• GIVEN EXERCISE
Write out all the lines again, precisely as they stand, but without the images.
(begin)
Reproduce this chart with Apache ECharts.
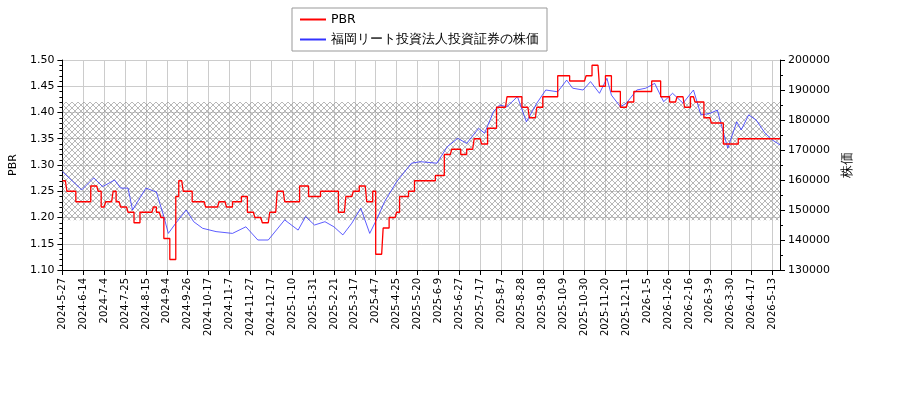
<!DOCTYPE html>
<html><head><meta charset="utf-8">
<script src="https://cdn.jsdelivr.net/npm/echarts@6/dist/echarts.min.js"></script>
<style>body{margin:0;background:#fff}#c{width:900px;height:400px}</style>
</head><body><div id="c"></div>
<script>
const startDate = '2024-05-27'
const endDate = '2026-05-20'
// weekdays with no data (exchange holidays)
const holidays = ['2024-07-15','2024-08-12','2024-09-16','2024-09-23','2024-10-14','2024-11-04','2024-12-31',
  '2025-01-01','2025-01-02','2025-01-03','2025-01-13','2025-02-11','2025-02-24','2025-03-03','2025-03-20','2025-04-29','2025-05-05','2025-05-06',
  '2025-07-21','2025-08-11','2025-09-15','2025-09-23','2025-10-13','2025-11-03','2025-11-24','2025-12-31',
  '2026-01-01','2026-01-02','2026-01-12','2026-02-11','2026-02-23','2026-03-20','2026-04-29','2026-05-04','2026-05-05','2026-05-06']
// stock price knots: [position 0..725 along the axis, price]
const priceDays = [0,20,32,40,53,59,67,71,85,95,102,107,115,125,132,142,155,172,185,197,208,225,238,245,255,265,275,283,292,302,310,318,325,338,352,362,379,389,399,409,421,427,436,441,449,459,463,469,479,489,500,510,516,526,533,543,550,555,563,570,580,590,598,608,617,627,637,645,654,661,666,672,681,686,693,701,710,718,725]
const priceVals = [162800,156700,160700,157800,160000,157300,157300,150000,157300,156000,147800,142200,145600,150000,146100,143900,142800,142200,144400,140000,140000,146700,143300,147800,145000,146100,144400,141700,145600,150600,142200,147200,152800,159400,165600,166100,165600,171100,173900,172200,177200,175600,182800,185000,184400,187800,185000,179400,185600,190000,189400,193300,190600,190000,192800,188900,193900,188300,184400,185600,190000,190600,192200,186100,188900,185600,190000,181700,182200,183300,177800,170600,179400,176700,181700,180000,175600,173300,171700]
// PBR change points
const pbrDays = [0,4,14,29,36,39,44,51,54,59,66,72,79,92,95,99,102,108,115,117,122,131,144,159,166,172,181,187,194,202,210,217,225,239,249,261,279,287,294,300,307,314,317,324,330,337,340,350,356,364,377,386,394,403,409,416,424,429,438,449,464,472,479,486,500,513,529,535,542,549,554,564,571,577,596,604,614,621,628,634,639,648,656,668,683]
const pbrVals = [1.27,1.25,1.23,1.26,1.25,1.22,1.23,1.25,1.23,1.22,1.21,1.19,1.21,1.22,1.21,1.20,1.16,1.12,1.24,1.27,1.25,1.23,1.22,1.23,1.22,1.23,1.24,1.21,1.20,1.19,1.21,1.25,1.23,1.26,1.24,1.25,1.21,1.24,1.25,1.26,1.23,1.25,1.13,1.18,1.20,1.21,1.24,1.25,1.27,1.27,1.28,1.32,1.33,1.32,1.33,1.35,1.34,1.37,1.41,1.43,1.41,1.39,1.41,1.43,1.47,1.46,1.47,1.49,1.45,1.47,1.44,1.41,1.42,1.44,1.46,1.43,1.42,1.43,1.41,1.43,1.42,1.39,1.38,1.34,1.35]
const bandLow = 1.195
const bandHigh = 1.42

const dates = []
const iso = d => d.toISOString().slice(0, 10)
for (let t = new Date(startDate + 'T00:00:00Z'); iso(t) <= endDate; t = new Date(t.getTime() + 86400000)) {
  const wd = t.getUTCDay()
  if (wd === 0 || wd === 6 || holidays.includes(iso(t))) continue
  dates.push(t.getUTCFullYear() + '-' + (t.getUTCMonth() + 1) + '-' + t.getUTCDate())
}
const n = dates.length
const toIdx = d => Math.min(n - 1, Math.round(d * (n - 1) / 725))
const price = new Array(n).fill(null)
priceDays.forEach((d, i) => { price[toIdx(d)] = priceVals[i] })
const pbrIdx = pbrDays.map(toIdx)
const pbr = []
let k = 0
for (let i = 0; i < n; i++) {
  while (k + 1 < pbrIdx.length && pbrIdx[k + 1] <= i) k++
  pbr.push(pbrVals[k])
}

const pat = document.createElement('canvas')
pat.width = 6; pat.height = 6
const g = pat.getContext('2d')
g.strokeStyle = '#888'; g.lineWidth = 0.6
g.beginPath(); g.moveTo(0, 0); g.lineTo(6, 6); g.moveTo(6, 0); g.lineTo(0, 6); g.stroke()

const chart = echarts.init(document.getElementById('c'))
const font = 'DejaVu Sans'
chart.setOption({
  animation: false,
  textStyle: { fontFamily: font },
  legend: {
    orient: 'vertical', left: 292, top: 8, padding: [5, 8, 5, 8],
    borderColor: '#999', borderWidth: 1, itemGap: 7,
    itemWidth: 26, itemHeight: 2, icon: 'rect',
    textStyle: { fontSize: 12.5, color: '#000', fontFamily: font },
    data: ['PBR', '福岡リート投資法人投資証券の株価']
  },
  grid: { left: 60, right: 120, top: 60, bottom: 130 },
  xAxis: {
    type: 'category', data: dates, boundaryGap: false,
    axisLine: { lineStyle: { color: '#000' } },
    axisTick: { interval: 13, lineStyle: { color: '#000' } },
    axisLabel: { interval: 13, rotate: 90, fontSize: 10, color: '#000', hideOverlap: false },
    splitLine: { show: true, interval: 13, lineStyle: { color: '#ccc' } }
  },
  yAxis: [{
    type: 'value', min: 1.10, max: 1.50, interval: 0.05, name: 'PBR',
    nameLocation: 'middle', nameGap: 38, nameTextStyle: { fontSize: 11, color: '#000' },
    axisLine: { show: true, lineStyle: { color: '#000' } }, axisTick: { show: true },
    minorTick: { show: true, splitNumber: 5 },
    axisLabel: { formatter: v => v.toFixed(2), fontSize: 11, color: '#000' },
    splitLine: { lineStyle: { color: '#ccc' } }
  }, {
    type: 'value', min: 130000, max: 200000, interval: 10000, name: '株価',
    nameLocation: 'middle', nameGap: 52, nameRotate: 90, nameTextStyle: { fontSize: 13, color: '#000' },
    axisLine: { show: true, lineStyle: { color: '#000' } }, axisTick: { show: true },
    minorTick: { show: true, splitNumber: 2 },
    axisLabel: { formatter: v => String(v), fontSize: 11, color: '#000' }, splitLine: { show: false }
  }],
  series: [{
    name: 'PBR', type: 'line', step: 'end', data: pbr, showSymbol: false,
    lineStyle: { color: '#ff0000', width: 1.3 }, itemStyle: { color: '#ff0000' }, z: 3,
    markArea: { silent: true, itemStyle: { color: { image: pat, repeat: 'repeat' } },
      data: [[{ yAxis: bandLow }, { yAxis: bandHigh }]] }
  }, {
    name: '福岡リート投資法人投資証券の株価', type: 'line', yAxisIndex: 1, data: price,
    connectNulls: true, showSymbol: false,
    lineStyle: { color: '#3333ff', width: 0.8 }, itemStyle: { color: '#3333ff' }, z: 2
  }]
})
</script></body></html>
(end)
• COMPLETE RESPONSE
Reproduce this chart with Apache ECharts.
<!DOCTYPE html>
<html><head><meta charset="utf-8">
<script src="https://cdn.jsdelivr.net/npm/echarts@6/dist/echarts.min.js"></script>
<style>body{margin:0;background:#fff}#c{width:900px;height:400px}</style>
</head><body><div id="c"></div>
<script>
const startDate = '2024-05-27'
const endDate = '2026-05-20'
// weekdays with no data (exchange holidays)
const holidays = ['2024-07-15','2024-08-12','2024-09-16','2024-09-23','2024-10-14','2024-11-04','2024-12-31',
  '2025-01-01','2025-01-02','2025-01-03','2025-01-13','2025-02-11','2025-02-24','2025-03-03','2025-03-20','2025-04-29','2025-05-05','2025-05-06',
  '2025-07-21','2025-08-11','2025-09-15','2025-09-23','2025-10-13','2025-11-03','2025-11-24','2025-12-31',
  '2026-01-01','2026-01-02','2026-01-12','2026-02-11','2026-02-23','2026-03-20','2026-04-29','2026-05-04','2026-05-05','2026-05-06']
// stock price knots: [position 0..725 along the axis, price]
const priceDays = [0,20,32,40,53,59,67,71,85,95,102,107,115,125,132,142,155,172,185,197,208,225,238,245,255,265,275,283,292,302,310,318,325,338,352,362,379,389,399,409,421,427,436,441,449,459,463,469,479,489,500,510,516,526,533,543,550,555,563,570,580,590,598,608,617,627,637,645,654,661,666,672,681,686,693,701,710,718,725]
const priceVals = [162800,156700,160700,157800,160000,157300,157300,150000,157300,156000,147800,142200,145600,150000,146100,143900,142800,142200,144400,140000,140000,146700,143300,147800,145000,146100,144400,141700,145600,150600,142200,147200,152800,159400,165600,166100,165600,171100,173900,172200,177200,175600,182800,185000,184400,187800,185000,179400,185600,190000,189400,193300,190600,190000,192800,188900,193900,188300,184400,185600,190000,190600,192200,186100,188900,185600,190000,181700,182200,183300,177800,170600,179400,176700,181700,180000,175600,173300,171700]
// PBR change points
const pbrDays = [0,4,14,29,36,39,44,51,54,59,66,72,79,92,95,99,102,108,115,117,122,131,144,159,166,172,181,187,194,202,210,217,225,239,249,261,279,287,294,300,307,314,317,324,330,337,340,350,356,364,377,386,394,403,409,416,424,429,438,449,464,472,479,486,500,513,529,535,542,549,554,564,571,577,596,604,614,621,628,634,639,648,656,668,683]
const pbrVals = [1.27,1.25,1.23,1.26,1.25,1.22,1.23,1.25,1.23,1.22,1.21,1.19,1.21,1.22,1.21,1.20,1.16,1.12,1.24,1.27,1.25,1.23,1.22,1.23,1.22,1.23,1.24,1.21,1.20,1.19,1.21,1.25,1.23,1.26,1.24,1.25,1.21,1.24,1.25,1.26,1.23,1.25,1.13,1.18,1.20,1.21,1.24,1.25,1.27,1.27,1.28,1.32,1.33,1.32,1.33,1.35,1.34,1.37,1.41,1.43,1.41,1.39,1.41,1.43,1.47,1.46,1.47,1.49,1.45,1.47,1.44,1.41,1.42,1.44,1.46,1.43,1.42,1.43,1.41,1.43,1.42,1.39,1.38,1.34,1.35]
const bandLow = 1.195
const bandHigh = 1.42

const dates = []
const iso = d => d.toISOString().slice(0, 10)
for (let t = new Date(startDate + 'T00:00:00Z'); iso(t) <= endDate; t = new Date(t.getTime() + 86400000)) {
  const wd = t.getUTCDay()
  if (wd === 0 || wd === 6 || holidays.includes(iso(t))) continue
  dates.push(t.getUTCFullYear() + '-' + (t.getUTCMonth() + 1) + '-' + t.getUTCDate())
}
const n = dates.length
const toIdx = d => Math.min(n - 1, Math.round(d * (n - 1) / 725))
const price = new Array(n).fill(null)
priceDays.forEach((d, i) => { price[toIdx(d)] = priceVals[i] })
const pbrIdx = pbrDays.map(toIdx)
const pbr = []
let k = 0
for (let i = 0; i < n; i++) {
  while (k + 1 < pbrIdx.length && pbrIdx[k + 1] <= i) k++
  pbr.push(pbrVals[k])
}

const pat = document.createElement('canvas')
pat.width = 6; pat.height = 6
const g = pat.getContext('2d')
g.strokeStyle = '#888'; g.lineWidth = 0.6
g.beginPath(); g.moveTo(0, 0); g.lineTo(6, 6); g.moveTo(6, 0); g.lineTo(0, 6); g.stroke()

const chart = echarts.init(document.getElementById('c'))
const font = 'DejaVu Sans'
chart.setOption({
  animation: false,
  textStyle: { fontFamily: font },
  legend: {
    orient: 'vertical', left: 292, top: 8, padding: [5, 8, 5, 8],
    borderColor: '#999', borderWidth: 1, itemGap: 7,
    itemWidth: 26, itemHeight: 2, icon: 'rect',
    textStyle: { fontSize: 12.5, color: '#000', fontFamily: font },
    data: ['PBR', '福岡リート投資法人投資証券の株価']
  },
  grid: { left: 60, right: 120, top: 60, bottom: 130 },
  xAxis: {
    type: 'category', data: dates, boundaryGap: false,
    axisLine: { lineStyle: { color: '#000' } },
    axisTick: { interval: 13, lineStyle: { color: '#000' } },
    axisLabel: { interval: 13, rotate: 90, fontSize: 10, color: '#000', hideOverlap: false },
    splitLine: { show: true, interval: 13, lineStyle: { color: '#ccc' } }
  },
  yAxis: [{
    type: 'value', min: 1.10, max: 1.50, interval: 0.05, name: 'PBR',
    nameLocation: 'middle', nameGap: 38, nameTextStyle: { fontSize: 11, color: '#000' },
    axisLine: { show: true, lineStyle: { color: '#000' } }, axisTick: { show: true },
    minorTick: { show: true, splitNumber: 5 },
    axisLabel: { formatter: v => v.toFixed(2), fontSize: 11, color: '#000' },
    splitLine: { lineStyle: { color: '#ccc' } }
  }, {
    type: 'value', min: 130000, max: 200000, interval: 10000, name: '株価',
    nameLocation: 'middle', nameGap: 52, nameRotate: 90, nameTextStyle: { fontSize: 13, color: '#000' },
    axisLine: { show: true, lineStyle: { color: '#000' } }, axisTick: { show: true },
    minorTick: { show: true, splitNumber: 2 },
    axisLabel: { formatter: v => String(v), fontSize: 11, color: '#000' }, splitLine: { show: false }
  }],
  series: [{
    name: 'PBR', type: 'line', step: 'end', data: pbr, showSymbol: false,
    lineStyle: { color: '#ff0000', width: 1.3 }, itemStyle: { color: '#ff0000' }, z: 3,
    markArea: { silent: true, itemStyle: { color: { image: pat, repeat: 'repeat' } },
      data: [[{ yAxis: bandLow }, { yAxis: bandHigh }]] }
  }, {
    name: '福岡リート投資法人投資証券の株価', type: 'line', yAxisIndex: 1, data: price,
    connectNulls: true, showSymbol: false,
    lineStyle: { color: '#3333ff', width: 0.8 }, itemStyle: { color: '#3333ff' }, z: 2
  }]
})
</script></body></html>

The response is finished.